PROMPT - Leave the pictures out, and retype all of the material exactly as written.

PROVIDED DATA -
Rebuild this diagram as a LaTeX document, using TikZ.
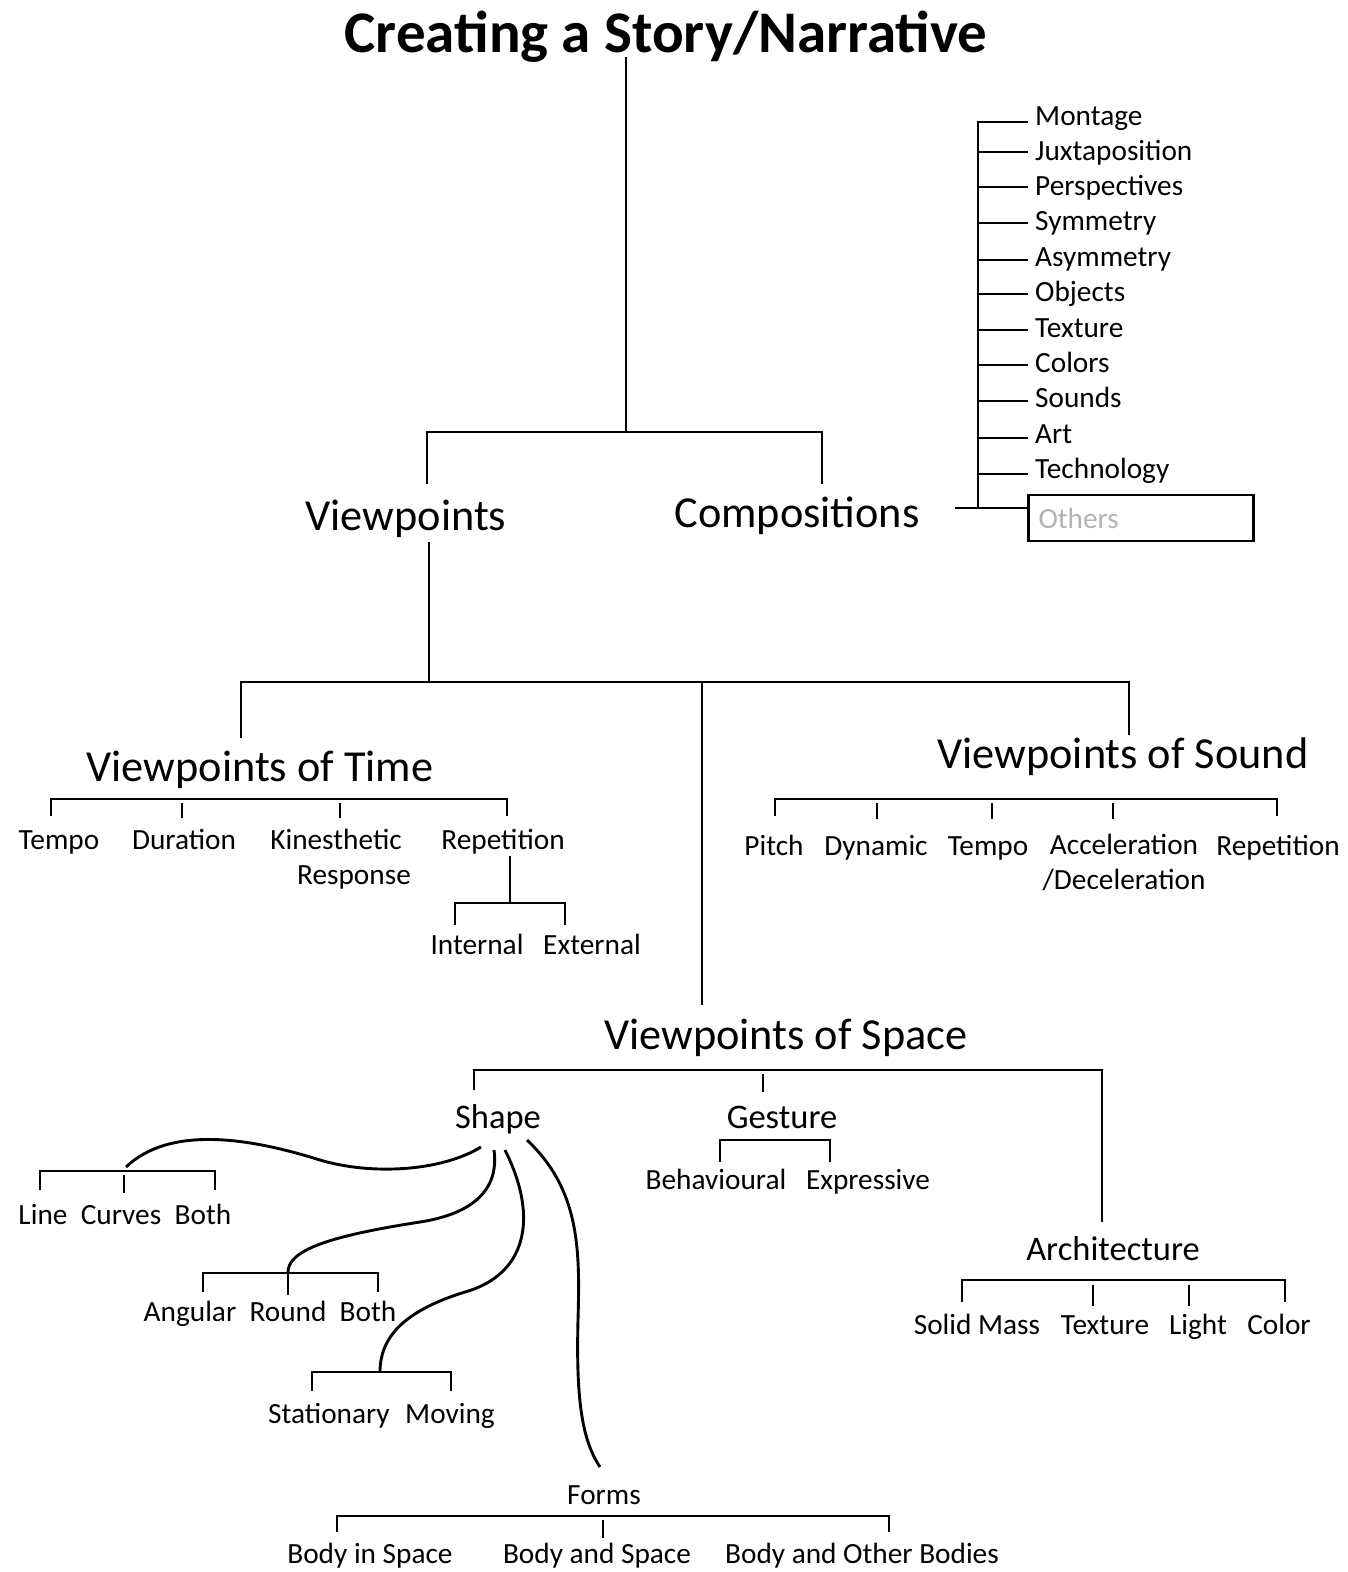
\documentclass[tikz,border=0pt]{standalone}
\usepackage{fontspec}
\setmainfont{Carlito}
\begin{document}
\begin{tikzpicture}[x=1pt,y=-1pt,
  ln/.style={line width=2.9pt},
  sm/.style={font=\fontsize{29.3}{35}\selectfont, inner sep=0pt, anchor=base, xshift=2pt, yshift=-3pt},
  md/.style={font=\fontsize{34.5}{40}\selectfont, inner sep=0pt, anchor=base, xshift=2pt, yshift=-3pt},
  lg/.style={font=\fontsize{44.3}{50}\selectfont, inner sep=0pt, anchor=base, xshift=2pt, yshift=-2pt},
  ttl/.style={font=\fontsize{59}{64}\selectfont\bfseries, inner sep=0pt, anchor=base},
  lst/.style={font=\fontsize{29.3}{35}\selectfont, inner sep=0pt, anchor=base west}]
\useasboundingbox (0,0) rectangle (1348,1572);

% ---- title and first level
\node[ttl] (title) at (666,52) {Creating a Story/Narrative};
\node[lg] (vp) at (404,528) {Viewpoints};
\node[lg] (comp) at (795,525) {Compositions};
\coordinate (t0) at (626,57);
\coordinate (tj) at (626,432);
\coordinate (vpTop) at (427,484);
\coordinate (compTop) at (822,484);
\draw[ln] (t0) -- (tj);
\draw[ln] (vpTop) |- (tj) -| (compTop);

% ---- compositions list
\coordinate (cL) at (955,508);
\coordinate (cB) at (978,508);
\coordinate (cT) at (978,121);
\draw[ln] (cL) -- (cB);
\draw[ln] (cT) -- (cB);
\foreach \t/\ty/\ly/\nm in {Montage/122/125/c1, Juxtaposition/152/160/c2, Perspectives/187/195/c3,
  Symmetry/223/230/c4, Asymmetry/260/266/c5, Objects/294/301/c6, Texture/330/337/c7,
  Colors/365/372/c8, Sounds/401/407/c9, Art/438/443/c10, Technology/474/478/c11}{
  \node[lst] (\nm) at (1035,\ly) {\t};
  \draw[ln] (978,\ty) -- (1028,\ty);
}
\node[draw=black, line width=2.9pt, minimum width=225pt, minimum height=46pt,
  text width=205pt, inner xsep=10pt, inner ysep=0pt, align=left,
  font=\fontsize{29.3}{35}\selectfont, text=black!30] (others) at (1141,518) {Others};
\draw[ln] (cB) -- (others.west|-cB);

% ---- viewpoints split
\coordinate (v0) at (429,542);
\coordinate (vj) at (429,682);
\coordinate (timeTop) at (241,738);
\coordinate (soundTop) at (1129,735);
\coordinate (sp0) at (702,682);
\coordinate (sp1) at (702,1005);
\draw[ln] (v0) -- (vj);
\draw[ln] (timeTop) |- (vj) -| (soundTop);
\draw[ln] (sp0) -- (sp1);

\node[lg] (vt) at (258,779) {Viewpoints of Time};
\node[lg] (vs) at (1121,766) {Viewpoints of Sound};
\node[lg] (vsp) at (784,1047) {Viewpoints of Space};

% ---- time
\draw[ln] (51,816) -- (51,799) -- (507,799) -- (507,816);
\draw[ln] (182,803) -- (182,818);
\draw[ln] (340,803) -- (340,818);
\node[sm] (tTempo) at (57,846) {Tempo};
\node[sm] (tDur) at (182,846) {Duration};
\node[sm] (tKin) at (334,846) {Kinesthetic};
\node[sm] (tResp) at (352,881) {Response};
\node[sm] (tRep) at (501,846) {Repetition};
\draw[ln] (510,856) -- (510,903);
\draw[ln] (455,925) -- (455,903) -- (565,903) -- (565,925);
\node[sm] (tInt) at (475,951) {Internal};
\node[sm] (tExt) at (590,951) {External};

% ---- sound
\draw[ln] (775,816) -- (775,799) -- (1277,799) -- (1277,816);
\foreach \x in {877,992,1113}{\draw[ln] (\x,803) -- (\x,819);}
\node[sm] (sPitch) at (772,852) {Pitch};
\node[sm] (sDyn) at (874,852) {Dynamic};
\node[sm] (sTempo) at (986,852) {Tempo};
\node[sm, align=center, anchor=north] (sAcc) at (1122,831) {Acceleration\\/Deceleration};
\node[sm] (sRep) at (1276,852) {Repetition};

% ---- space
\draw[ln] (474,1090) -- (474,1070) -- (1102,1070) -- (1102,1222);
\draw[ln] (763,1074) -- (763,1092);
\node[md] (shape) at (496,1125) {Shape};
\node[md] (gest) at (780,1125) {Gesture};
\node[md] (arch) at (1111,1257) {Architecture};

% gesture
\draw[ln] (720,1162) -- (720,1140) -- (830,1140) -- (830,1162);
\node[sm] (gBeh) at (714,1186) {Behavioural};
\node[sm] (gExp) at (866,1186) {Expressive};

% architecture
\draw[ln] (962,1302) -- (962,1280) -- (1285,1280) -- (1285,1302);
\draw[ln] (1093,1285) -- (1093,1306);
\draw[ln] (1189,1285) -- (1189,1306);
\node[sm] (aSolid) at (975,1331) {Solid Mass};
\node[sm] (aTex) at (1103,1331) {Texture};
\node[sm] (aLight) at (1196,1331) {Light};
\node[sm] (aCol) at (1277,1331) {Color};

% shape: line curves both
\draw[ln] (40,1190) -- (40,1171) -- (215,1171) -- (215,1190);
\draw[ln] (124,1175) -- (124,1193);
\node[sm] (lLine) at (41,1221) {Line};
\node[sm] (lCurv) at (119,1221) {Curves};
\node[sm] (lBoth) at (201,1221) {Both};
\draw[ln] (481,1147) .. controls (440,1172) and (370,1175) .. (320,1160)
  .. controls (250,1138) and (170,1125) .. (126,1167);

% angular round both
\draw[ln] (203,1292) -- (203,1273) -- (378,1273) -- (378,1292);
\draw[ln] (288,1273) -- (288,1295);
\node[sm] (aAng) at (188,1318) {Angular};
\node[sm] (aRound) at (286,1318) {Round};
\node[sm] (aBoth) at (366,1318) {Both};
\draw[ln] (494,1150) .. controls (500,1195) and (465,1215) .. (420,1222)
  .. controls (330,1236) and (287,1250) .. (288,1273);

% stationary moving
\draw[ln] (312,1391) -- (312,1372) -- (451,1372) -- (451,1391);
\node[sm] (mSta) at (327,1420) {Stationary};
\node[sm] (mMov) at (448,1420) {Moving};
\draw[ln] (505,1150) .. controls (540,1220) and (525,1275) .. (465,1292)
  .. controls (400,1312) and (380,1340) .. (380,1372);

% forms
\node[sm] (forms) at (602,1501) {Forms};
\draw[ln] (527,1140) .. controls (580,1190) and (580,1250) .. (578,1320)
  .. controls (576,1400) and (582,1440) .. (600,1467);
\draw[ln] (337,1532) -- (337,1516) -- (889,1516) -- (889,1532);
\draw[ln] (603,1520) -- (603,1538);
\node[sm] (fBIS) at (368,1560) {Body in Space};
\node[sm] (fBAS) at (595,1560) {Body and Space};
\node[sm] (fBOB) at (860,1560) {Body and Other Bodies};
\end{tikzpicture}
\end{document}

CORRECT OUTPUT -
Rebuild this diagram as a LaTeX document, using TikZ.
\documentclass[tikz,border=0pt]{standalone}
\usepackage{fontspec}
\setmainfont{Carlito}
\begin{document}
\begin{tikzpicture}[x=1pt,y=-1pt,
  ln/.style={line width=2.9pt},
  sm/.style={font=\fontsize{29.3}{35}\selectfont, inner sep=0pt, anchor=base, xshift=2pt, yshift=-3pt},
  md/.style={font=\fontsize{34.5}{40}\selectfont, inner sep=0pt, anchor=base, xshift=2pt, yshift=-3pt},
  lg/.style={font=\fontsize{44.3}{50}\selectfont, inner sep=0pt, anchor=base, xshift=2pt, yshift=-2pt},
  ttl/.style={font=\fontsize{59}{64}\selectfont\bfseries, inner sep=0pt, anchor=base},
  lst/.style={font=\fontsize{29.3}{35}\selectfont, inner sep=0pt, anchor=base west}]
\useasboundingbox (0,0) rectangle (1348,1572);

% ---- title and first level
\node[ttl] (title) at (666,52) {Creating a Story/Narrative};
\node[lg] (vp) at (404,528) {Viewpoints};
\node[lg] (comp) at (795,525) {Compositions};
\coordinate (t0) at (626,57);
\coordinate (tj) at (626,432);
\coordinate (vpTop) at (427,484);
\coordinate (compTop) at (822,484);
\draw[ln] (t0) -- (tj);
\draw[ln] (vpTop) |- (tj) -| (compTop);

% ---- compositions list
\coordinate (cL) at (955,508);
\coordinate (cB) at (978,508);
\coordinate (cT) at (978,121);
\draw[ln] (cL) -- (cB);
\draw[ln] (cT) -- (cB);
\foreach \t/\ty/\ly/\nm in {Montage/122/125/c1, Juxtaposition/152/160/c2, Perspectives/187/195/c3,
  Symmetry/223/230/c4, Asymmetry/260/266/c5, Objects/294/301/c6, Texture/330/337/c7,
  Colors/365/372/c8, Sounds/401/407/c9, Art/438/443/c10, Technology/474/478/c11}{
  \node[lst] (\nm) at (1035,\ly) {\t};
  \draw[ln] (978,\ty) -- (1028,\ty);
}
\node[draw=black, line width=2.9pt, minimum width=225pt, minimum height=46pt,
  text width=205pt, inner xsep=10pt, inner ysep=0pt, align=left,
  font=\fontsize{29.3}{35}\selectfont, text=black!30] (others) at (1141,518) {Others};
\draw[ln] (cB) -- (others.west|-cB);

% ---- viewpoints split
\coordinate (v0) at (429,542);
\coordinate (vj) at (429,682);
\coordinate (timeTop) at (241,738);
\coordinate (soundTop) at (1129,735);
\coordinate (sp0) at (702,682);
\coordinate (sp1) at (702,1005);
\draw[ln] (v0) -- (vj);
\draw[ln] (timeTop) |- (vj) -| (soundTop);
\draw[ln] (sp0) -- (sp1);

\node[lg] (vt) at (258,779) {Viewpoints of Time};
\node[lg] (vs) at (1121,766) {Viewpoints of Sound};
\node[lg] (vsp) at (784,1047) {Viewpoints of Space};

% ---- time
\draw[ln] (51,816) -- (51,799) -- (507,799) -- (507,816);
\draw[ln] (182,803) -- (182,818);
\draw[ln] (340,803) -- (340,818);
\node[sm] (tTempo) at (57,846) {Tempo};
\node[sm] (tDur) at (182,846) {Duration};
\node[sm] (tKin) at (334,846) {Kinesthetic};
\node[sm] (tResp) at (352,881) {Response};
\node[sm] (tRep) at (501,846) {Repetition};
\draw[ln] (510,856) -- (510,903);
\draw[ln] (455,925) -- (455,903) -- (565,903) -- (565,925);
\node[sm] (tInt) at (475,951) {Internal};
\node[sm] (tExt) at (590,951) {External};

% ---- sound
\draw[ln] (775,816) -- (775,799) -- (1277,799) -- (1277,816);
\foreach \x in {877,992,1113}{\draw[ln] (\x,803) -- (\x,819);}
\node[sm] (sPitch) at (772,852) {Pitch};
\node[sm] (sDyn) at (874,852) {Dynamic};
\node[sm] (sTempo) at (986,852) {Tempo};
\node[sm, align=center, anchor=north] (sAcc) at (1122,831) {Acceleration\\/Deceleration};
\node[sm] (sRep) at (1276,852) {Repetition};

% ---- space
\draw[ln] (474,1090) -- (474,1070) -- (1102,1070) -- (1102,1222);
\draw[ln] (763,1074) -- (763,1092);
\node[md] (shape) at (496,1125) {Shape};
\node[md] (gest) at (780,1125) {Gesture};
\node[md] (arch) at (1111,1257) {Architecture};

% gesture
\draw[ln] (720,1162) -- (720,1140) -- (830,1140) -- (830,1162);
\node[sm] (gBeh) at (714,1186) {Behavioural};
\node[sm] (gExp) at (866,1186) {Expressive};

% architecture
\draw[ln] (962,1302) -- (962,1280) -- (1285,1280) -- (1285,1302);
\draw[ln] (1093,1285) -- (1093,1306);
\draw[ln] (1189,1285) -- (1189,1306);
\node[sm] (aSolid) at (975,1331) {Solid Mass};
\node[sm] (aTex) at (1103,1331) {Texture};
\node[sm] (aLight) at (1196,1331) {Light};
\node[sm] (aCol) at (1277,1331) {Color};

% shape: line curves both
\draw[ln] (40,1190) -- (40,1171) -- (215,1171) -- (215,1190);
\draw[ln] (124,1175) -- (124,1193);
\node[sm] (lLine) at (41,1221) {Line};
\node[sm] (lCurv) at (119,1221) {Curves};
\node[sm] (lBoth) at (201,1221) {Both};
\draw[ln] (481,1147) .. controls (440,1172) and (370,1175) .. (320,1160)
  .. controls (250,1138) and (170,1125) .. (126,1167);

% angular round both
\draw[ln] (203,1292) -- (203,1273) -- (378,1273) -- (378,1292);
\draw[ln] (288,1273) -- (288,1295);
\node[sm] (aAng) at (188,1318) {Angular};
\node[sm] (aRound) at (286,1318) {Round};
\node[sm] (aBoth) at (366,1318) {Both};
\draw[ln] (494,1150) .. controls (500,1195) and (465,1215) .. (420,1222)
  .. controls (330,1236) and (287,1250) .. (288,1273);

% stationary moving
\draw[ln] (312,1391) -- (312,1372) -- (451,1372) -- (451,1391);
\node[sm] (mSta) at (327,1420) {Stationary};
\node[sm] (mMov) at (448,1420) {Moving};
\draw[ln] (505,1150) .. controls (540,1220) and (525,1275) .. (465,1292)
  .. controls (400,1312) and (380,1340) .. (380,1372);

% forms
\node[sm] (forms) at (602,1501) {Forms};
\draw[ln] (527,1140) .. controls (580,1190) and (580,1250) .. (578,1320)
  .. controls (576,1400) and (582,1440) .. (600,1467);
\draw[ln] (337,1532) -- (337,1516) -- (889,1516) -- (889,1532);
\draw[ln] (603,1520) -- (603,1538);
\node[sm] (fBIS) at (368,1560) {Body in Space};
\node[sm] (fBAS) at (595,1560) {Body and Space};
\node[sm] (fBOB) at (860,1560) {Body and Other Bodies};
\end{tikzpicture}
\end{document}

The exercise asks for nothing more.